▶ PROMPT
Copy nothing but the text: reproduce each line of the listing exactly and leave the pictures out.

▶ SOURCE EXCERPT
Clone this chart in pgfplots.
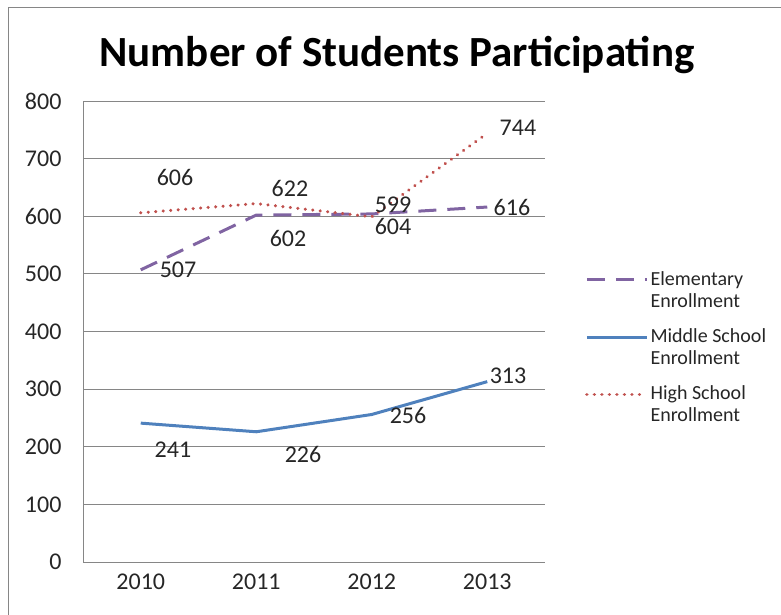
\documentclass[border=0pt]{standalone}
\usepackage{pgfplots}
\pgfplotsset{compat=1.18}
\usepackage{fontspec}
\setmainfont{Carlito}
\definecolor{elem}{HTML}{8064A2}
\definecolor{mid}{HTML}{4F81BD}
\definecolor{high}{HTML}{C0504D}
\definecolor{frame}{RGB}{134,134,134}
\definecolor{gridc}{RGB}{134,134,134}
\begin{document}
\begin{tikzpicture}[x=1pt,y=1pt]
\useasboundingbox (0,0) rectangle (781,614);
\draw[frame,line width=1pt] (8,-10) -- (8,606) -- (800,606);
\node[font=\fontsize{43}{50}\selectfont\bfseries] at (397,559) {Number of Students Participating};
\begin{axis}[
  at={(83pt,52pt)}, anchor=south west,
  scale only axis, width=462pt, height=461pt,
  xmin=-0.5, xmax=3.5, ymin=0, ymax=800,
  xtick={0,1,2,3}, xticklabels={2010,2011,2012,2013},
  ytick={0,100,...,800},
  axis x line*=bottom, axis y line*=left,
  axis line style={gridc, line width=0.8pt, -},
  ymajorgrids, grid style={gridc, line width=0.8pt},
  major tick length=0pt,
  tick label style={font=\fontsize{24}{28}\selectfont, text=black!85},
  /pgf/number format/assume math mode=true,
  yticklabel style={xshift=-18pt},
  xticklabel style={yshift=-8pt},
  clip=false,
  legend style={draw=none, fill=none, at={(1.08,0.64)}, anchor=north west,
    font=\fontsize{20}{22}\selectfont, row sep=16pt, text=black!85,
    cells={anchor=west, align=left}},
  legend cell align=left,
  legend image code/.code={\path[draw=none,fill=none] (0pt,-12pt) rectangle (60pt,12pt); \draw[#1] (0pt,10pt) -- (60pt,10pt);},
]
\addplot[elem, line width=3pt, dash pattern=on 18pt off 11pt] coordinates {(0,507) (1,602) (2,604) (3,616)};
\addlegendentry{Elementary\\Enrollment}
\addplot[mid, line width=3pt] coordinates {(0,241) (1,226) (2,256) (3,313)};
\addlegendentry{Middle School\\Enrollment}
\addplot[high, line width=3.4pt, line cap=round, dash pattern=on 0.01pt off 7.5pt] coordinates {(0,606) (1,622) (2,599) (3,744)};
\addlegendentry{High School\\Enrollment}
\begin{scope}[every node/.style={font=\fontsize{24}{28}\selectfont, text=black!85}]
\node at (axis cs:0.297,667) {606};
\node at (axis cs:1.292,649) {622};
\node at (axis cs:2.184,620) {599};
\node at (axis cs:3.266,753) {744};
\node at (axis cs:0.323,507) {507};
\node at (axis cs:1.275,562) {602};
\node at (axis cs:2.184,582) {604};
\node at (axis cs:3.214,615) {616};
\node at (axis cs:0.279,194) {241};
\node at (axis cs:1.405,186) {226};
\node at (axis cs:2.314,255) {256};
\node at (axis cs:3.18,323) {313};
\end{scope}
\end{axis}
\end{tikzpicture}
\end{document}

▶ CORRECT RESULT
Clone this chart in pgfplots.
\documentclass[border=0pt]{standalone}
\usepackage{pgfplots}
\pgfplotsset{compat=1.18}
\usepackage{fontspec}
\setmainfont{Carlito}
\definecolor{elem}{HTML}{8064A2}
\definecolor{mid}{HTML}{4F81BD}
\definecolor{high}{HTML}{C0504D}
\definecolor{frame}{RGB}{134,134,134}
\definecolor{gridc}{RGB}{134,134,134}
\begin{document}
\begin{tikzpicture}[x=1pt,y=1pt]
\useasboundingbox (0,0) rectangle (781,614);
\draw[frame,line width=1pt] (8,-10) -- (8,606) -- (800,606);
\node[font=\fontsize{43}{50}\selectfont\bfseries] at (397,559) {Number of Students Participating};
\begin{axis}[
  at={(83pt,52pt)}, anchor=south west,
  scale only axis, width=462pt, height=461pt,
  xmin=-0.5, xmax=3.5, ymin=0, ymax=800,
  xtick={0,1,2,3}, xticklabels={2010,2011,2012,2013},
  ytick={0,100,...,800},
  axis x line*=bottom, axis y line*=left,
  axis line style={gridc, line width=0.8pt, -},
  ymajorgrids, grid style={gridc, line width=0.8pt},
  major tick length=0pt,
  tick label style={font=\fontsize{24}{28}\selectfont, text=black!85},
  /pgf/number format/assume math mode=true,
  yticklabel style={xshift=-18pt},
  xticklabel style={yshift=-8pt},
  clip=false,
  legend style={draw=none, fill=none, at={(1.08,0.64)}, anchor=north west,
    font=\fontsize{20}{22}\selectfont, row sep=16pt, text=black!85,
    cells={anchor=west, align=left}},
  legend cell align=left,
  legend image code/.code={\path[draw=none,fill=none] (0pt,-12pt) rectangle (60pt,12pt); \draw[#1] (0pt,10pt) -- (60pt,10pt);},
]
\addplot[elem, line width=3pt, dash pattern=on 18pt off 11pt] coordinates {(0,507) (1,602) (2,604) (3,616)};
\addlegendentry{Elementary\\Enrollment}
\addplot[mid, line width=3pt] coordinates {(0,241) (1,226) (2,256) (3,313)};
\addlegendentry{Middle School\\Enrollment}
\addplot[high, line width=3.4pt, line cap=round, dash pattern=on 0.01pt off 7.5pt] coordinates {(0,606) (1,622) (2,599) (3,744)};
\addlegendentry{High School\\Enrollment}
\begin{scope}[every node/.style={font=\fontsize{24}{28}\selectfont, text=black!85}]
\node at (axis cs:0.297,667) {606};
\node at (axis cs:1.292,649) {622};
\node at (axis cs:2.184,620) {599};
\node at (axis cs:3.266,753) {744};
\node at (axis cs:0.323,507) {507};
\node at (axis cs:1.275,562) {602};
\node at (axis cs:2.184,582) {604};
\node at (axis cs:3.214,615) {616};
\node at (axis cs:0.279,194) {241};
\node at (axis cs:1.405,186) {226};
\node at (axis cs:2.314,255) {256};
\node at (axis cs:3.18,323) {313};
\end{scope}
\end{axis}
\end{tikzpicture}
\end{document}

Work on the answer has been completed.